The practice has attracted a lot of criticism.
On December 15 a man with a shotgun held up a Lindt chocolate café in Central Sydney. When passengers looking to flee the area turned to Uber, they were confronted with a surge price of four times the normal rate.
Because of the outrage following this incident, Uber refunded all who had paid surge fares. But this wasn’t the first time the company has been accused of exploiting people in emergency situations. Surge pricing went into effect during Hurricane Sandy – which prompted Uber to turn off surge pricing during natural disasters or emergencies…in the U.S.
Challenging the Status Quo
The app-based taxi service has also had to face up to traditional taxi companies and government regulators. Taxi drivers in London, Berlin and Paris staged protests against Uber – voicing their concerns over the threat to their livelihood.
The company has also never been one to “follow the rules”, rolling out their app in many cities in spite of regulations that might forbid a service such as Uber.
In most cities and countries cab services are heavily regulated. Competition is discouraged and instead a system of controlled prices and extensive licensing costs is put in place. In Spain a taxi license can cost up to €200,000! And because Uber is a tech company they do not have to be licensed like other cab services, naturally bringing them into conflict with regulators.
As a result this friction the ride-sharing service is currently banned in the Netherlands, India and Thailand – with ongoing legal troubles in many other cities and countries.

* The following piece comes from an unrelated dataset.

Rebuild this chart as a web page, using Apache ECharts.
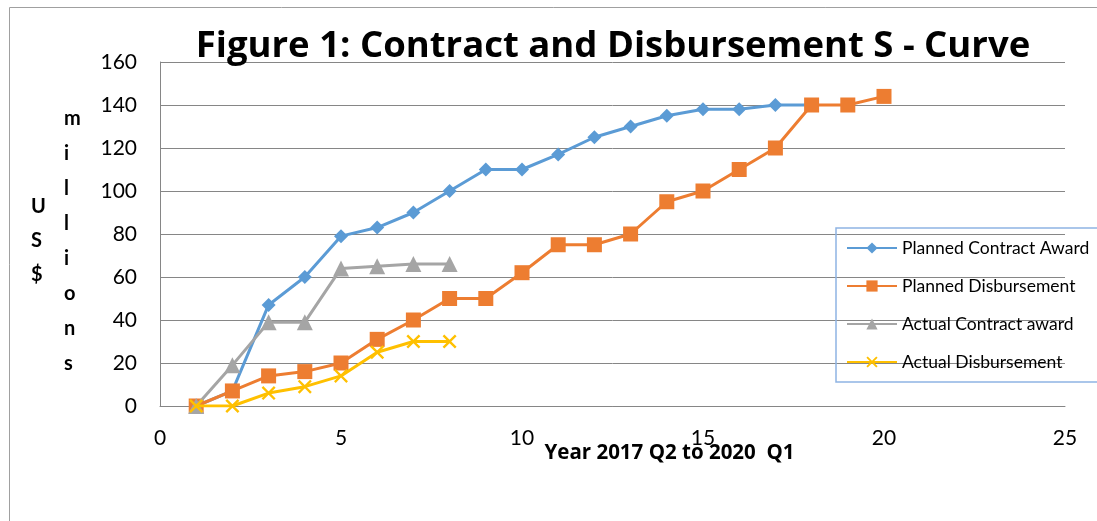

Uber also has a track record of being ruthless. Predictably, the company has spawned competitors such as Lyft, Sidecar and Curb, and Uber has been aggressive in dealing with their challengers.
Uber CEO, Travis Kalanick, has admitted his attempts to kneecap Lyft, scheduling funding rounds right around the same time as Lyft so that investors would be forced to choose between the two ridesharing services. In August, it came out that 177 Uber employees had ordered and cancelled over 5000 rides via Lyft.
The list of dirty tactics is long, including paying Lyft riders to convert to Uber, introducing price cuts to push out other players and offering drivers cash incentives to join Uber.
In Good Company
All the controversy doesn’t seem to have slowed the app-based ride sharing service; it now offers service in over 200 cities, up from 60 just a year ago, and their current valuation of $40 billion is enormous.
Just for comparison here a few publicly traded companies that command a similar price tag.
Delta Air Lines, Inc. (NYSE: DAL)
Market Capitalization: 39.6 billion
FedEx (NYSE: FDX)
Market Capitalization: 49.4 billion
Adobe Systems Incorporated (NASDAQ: ADBE)
Market Capitalization: 37.1 billion
In fact, Uber’s valuation is so big that only 15 tech companies have a larger sticker price, including giants such as Microsoft, Apple, Google and Facebook.
Is it Worth the Price Tag?
A leaked financial report indicates that Uber regularly brought in $20 million a week in revenue for October 2013. If it did that every week, that works out to $1 billion a year.
And there’s no way they made $1 billion in revenue, especially considering the company estimated in August 2013 they were on track to bring in $125 million in total revenue.
That $20 million/week figure likely represents all the money coming in from fares. Factor in Uber’s 20% cut and that $1 billion/year shrinks to $200 million.
All About the Growth
Uber estimated revenues of $125 million in 2013. Around the same time their valuation was $3.5 billion. Put another way, the company was worth about 30 times their revenues.
To put that number into perspective consider that FedEx, with annual revenues of $45 billion and a market cap of nearly $50 billion is only worth 1.11 times revenue.
So it seems crazy but we have to keep in mind that in the second half of 2013 Uber nearly doubled its presence, going from 35 to 60 cities.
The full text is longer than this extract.